Getting started: I defrosted the turkey breast in the fridge for a couple days, and it no longer felt hard (icy) in the center.
I have taken to keeping bags of frozen vegetables in the freezer; they’re a lot less likely to be wasted due to neglect this way. I learned the hard way from having to throw out all levels of monetary expense for fresh ingredients because of not being able to get them cooked before they turned to… slime.
I figured a 9 × 13 pan would be about right. Into this went a bag of frozen root vegetables, a bag of sliced mushrooms, a bag of sliced onions. I messed up and forgot to salt them, but things turned out surprisingly well anyway.
On top of this went the turkey breast. I didn’t do any special preparation, because the package instructions say to leave the mesh ON for cooking. And because it was my first time with anything like this. She always wanted to do these… Maybe next time, I’ll take that mesh off and give it a rubbing of ghee. (Butter will burn, ghee won’t.)

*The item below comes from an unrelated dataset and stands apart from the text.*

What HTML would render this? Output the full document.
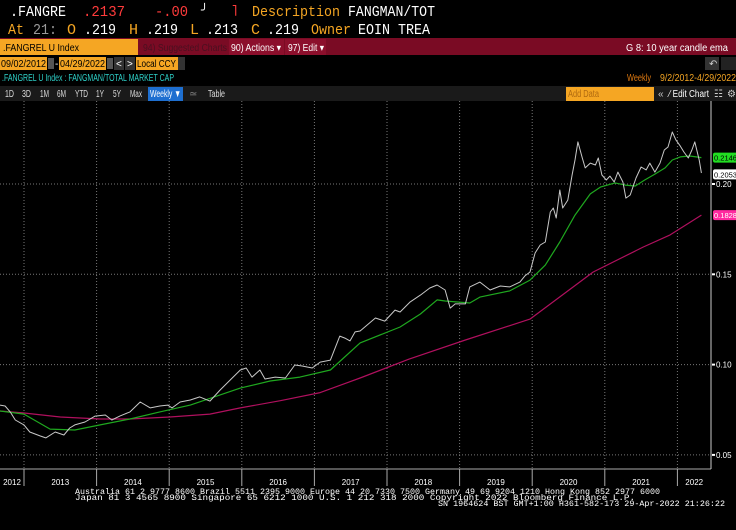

One quick grab shot as I’m getting ready to set the pan into the Camp Chef. I started with a cold barbecue because of all the frozen veg in the glass pan, and I was worried about the heat shock shattering the glass:
I set the Camp Chef for 230°, smoke level to 10 (max). Inserted a probe into the center, and connected that to my remote thermometer transmitter.
3-1/2 hours later, the internal temperature was about 135°. I turned up the heat to 350°, and left the smoke set to 10. I figured that if I continued to smoke at a low temperature, that it wouldn’t be done for another three hours or so. I wanted to get to bed at a reasonable hour…
Here we are with the internal temperature at a nice 165°, and if you look close, you can see wisps of steam rising from the veg in the bottom of the pan.
Everything turned out GREAT. The veg had a nice smoky flavour, the onions had caramelised nicely with a hint of smoke, and even the hard stuff like the carrots had a pleasant smoky thing going on.
The turkey turned out really moist and tender, and the only hard part was getting that darn mesh off it so I could cut it up. Made for a wonderful few dinners, and I hope I honoured my sweetheart in so doing.
And I got to do barbecuing once again. Finally. I’ll get to brag about it, and about how I learned from her, when I get to see her again. Looking forward so very much to that.
All that’s left is to express my gratitude in saying a quiet Grace in a quiet house; and to share a little with Thunder.